L'expert international en questions géostratégiques et sécuritaires, le professeur M’hand Berkouk, a affirmé hier que les positions du Maroc sur l’Algérie sont historiques, constantes et récurrentes, et qu’elles sont devenues plus dangereuses. «Le Maroc n’a jamais œuvré pour la stabilité de nos relations. Il n’a jamais été vraiment engagé pour le bien-être commun», a-t-il regretté, lors d’une conférence de presse au Forum du Courrier d'Algérie.
La décision de l’Algérie de rompre ses relations était «attendue, prévisible, justifiée et rationnelle».

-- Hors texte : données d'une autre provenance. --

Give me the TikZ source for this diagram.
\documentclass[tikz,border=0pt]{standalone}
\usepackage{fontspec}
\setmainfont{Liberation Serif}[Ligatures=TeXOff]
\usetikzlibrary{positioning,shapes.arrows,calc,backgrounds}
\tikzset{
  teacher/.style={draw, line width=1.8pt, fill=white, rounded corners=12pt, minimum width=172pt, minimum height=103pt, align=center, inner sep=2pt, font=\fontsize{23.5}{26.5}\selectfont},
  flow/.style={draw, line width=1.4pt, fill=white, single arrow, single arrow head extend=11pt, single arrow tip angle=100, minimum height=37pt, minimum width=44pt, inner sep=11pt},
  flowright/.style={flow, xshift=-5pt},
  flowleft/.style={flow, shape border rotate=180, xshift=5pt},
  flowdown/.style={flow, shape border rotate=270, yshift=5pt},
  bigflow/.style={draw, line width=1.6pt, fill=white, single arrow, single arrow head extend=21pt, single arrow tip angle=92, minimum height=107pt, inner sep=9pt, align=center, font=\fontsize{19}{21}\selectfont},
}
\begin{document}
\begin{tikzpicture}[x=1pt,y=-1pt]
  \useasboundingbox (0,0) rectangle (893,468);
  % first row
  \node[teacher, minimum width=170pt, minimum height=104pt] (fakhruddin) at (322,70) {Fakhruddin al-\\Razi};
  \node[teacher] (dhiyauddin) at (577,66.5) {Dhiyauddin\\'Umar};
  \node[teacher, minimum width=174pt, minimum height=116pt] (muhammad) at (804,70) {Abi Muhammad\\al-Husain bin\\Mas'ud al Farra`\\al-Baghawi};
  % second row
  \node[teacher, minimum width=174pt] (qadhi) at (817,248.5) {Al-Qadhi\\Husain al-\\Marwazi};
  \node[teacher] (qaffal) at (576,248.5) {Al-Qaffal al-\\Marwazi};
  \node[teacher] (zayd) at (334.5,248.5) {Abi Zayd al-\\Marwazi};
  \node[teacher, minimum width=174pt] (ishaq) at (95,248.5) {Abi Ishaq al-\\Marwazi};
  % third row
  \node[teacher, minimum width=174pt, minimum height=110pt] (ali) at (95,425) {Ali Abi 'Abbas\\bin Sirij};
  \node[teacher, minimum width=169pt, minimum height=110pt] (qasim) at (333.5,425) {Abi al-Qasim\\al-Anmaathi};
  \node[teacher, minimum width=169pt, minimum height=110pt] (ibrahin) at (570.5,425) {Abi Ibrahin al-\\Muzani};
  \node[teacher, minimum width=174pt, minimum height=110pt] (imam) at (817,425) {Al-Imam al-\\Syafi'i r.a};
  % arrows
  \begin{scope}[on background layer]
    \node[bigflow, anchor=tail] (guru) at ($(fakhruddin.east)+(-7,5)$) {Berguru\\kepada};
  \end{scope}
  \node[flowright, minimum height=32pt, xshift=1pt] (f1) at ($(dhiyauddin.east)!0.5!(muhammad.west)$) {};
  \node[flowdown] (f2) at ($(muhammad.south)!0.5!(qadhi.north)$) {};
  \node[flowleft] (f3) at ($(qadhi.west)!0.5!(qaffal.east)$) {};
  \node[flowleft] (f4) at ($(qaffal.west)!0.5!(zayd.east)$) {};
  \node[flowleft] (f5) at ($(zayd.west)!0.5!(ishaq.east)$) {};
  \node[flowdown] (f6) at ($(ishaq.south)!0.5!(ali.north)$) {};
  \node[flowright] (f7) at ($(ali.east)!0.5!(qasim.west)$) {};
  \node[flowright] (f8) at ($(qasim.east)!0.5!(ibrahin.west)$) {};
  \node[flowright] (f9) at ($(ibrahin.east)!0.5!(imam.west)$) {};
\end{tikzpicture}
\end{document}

«Cependant, notre pays a toujours sa place à l’international pour trois raisons : la fermeté de sa position par rapport à la question du Sahara occidental et de la Palestine, notre engagement pour asseoir davantage de justice internationale, raison pour laquelle on constate le forcing de notre diplomatie et de nos représentations diplomatiques à l’étranger. Il y a aussi le fait que le Maroc s’est totalement engagé dans le projet sioniste mondial. C’est pour cela d’ailleurs que l’on va avoir beaucoup de problèmes en provenance du Maroc, pas uniquement par l’espionnage ou la cyber-guerre.»
«L’Algérie est pratiquement le seul pays qui ne cesse d’élever sa voix par rapport aux questions du Sahara occidental et de la Palestine. Cela nous coûte cher mais on continue à le faire. C’est également le seul pays qui continue à œuvrer pour une solidarité internationale avec l’Afrique. On le voit clairement dans cette pandémie par rapport au dispositif Covax pour un accès mondial et équitable aux vaccins et dans l’effacement des dettes de 40 pays africains.
Selon Berkouk, l’Algérie est «très écoutée» par les institutions internationales, soulignant son expérience en matière de lutte contre le terrorisme. «Notre rapport sur la lutte contre l’extrémisme violent et le terrorisme, remis à l’Assemblée générale des Nations unies en septembre 2015, est devenu un texte de référence». A propos de la refonte et des enjeux de la diplomatie algérienne, l’invité du forum relève la volonté de booster notre diplomatie mais aussi de revoir les objectifs et même les intérêts qui composent l’intérêt national, la refonte de la politique étrangère algérienne étant l’un des engagements du président de la République. «Il l’a réitéré lors du sommet de l’Union africaine de 2020 et cela pour trois raisons essentielles. Le premier est que pendant des années, l’Algérie a travaillé selon les conceptions normatives de la diplomatie nationale. Deuxième lieu, c’était l’intérêt national car les intérêts à l’international ne sont pas des intérêts économiques mais des intérêts liés à la survie et aussi à l’action de l’État, la souveraineté et l’unité nationale. Il y a également cette notion d’influence pour passer d’une logique de représentation à une logique d’influence.» «Notre image a été malheureusement attaquée pendant plusieurs années par des lobbys. Il faut nous investir dans cette démarche pour la promotion de l’image de notre pays.»
«Investir dans la promotion de l’image de notre pays»
M’hand Berkouk dira par ailleurs que la Libye, le Sahel et la Tunisie dont ses aires géopolitiques, constituent notre portée stratégique par rapport à l’Afrique mais aussi notre profondeur culturelle dans le monde arabe, délaissée pendant très longtemps. L’intervenant a rappelé que le président de la République a créé l’Agence nationale de coopération internationale pour la solidarité et souligné la désignation récente de sept envoyés spéciaux, ce qui est un précédent dans l’histoire de notre diplomatie.
La diplomatie économique doit être une «priorité stratégique» et si l’on veut opérer une diversification de notre économie, il faut une diversification des partenaires. «La diplomatie économique a essentiellement trois grandes fonctions, la prospection du marché au profit de nos compagnies pour créer des niches commerciales, la prospection pour nos grands investisseurs et la prospection pour l’investissement étranger. «Pour pouvoir financer des projets, il faut des partenariats multiples publics-privés et étrangers, notamment dans les secteurs stratégiques par rapport à des priorités nationales bien définies.»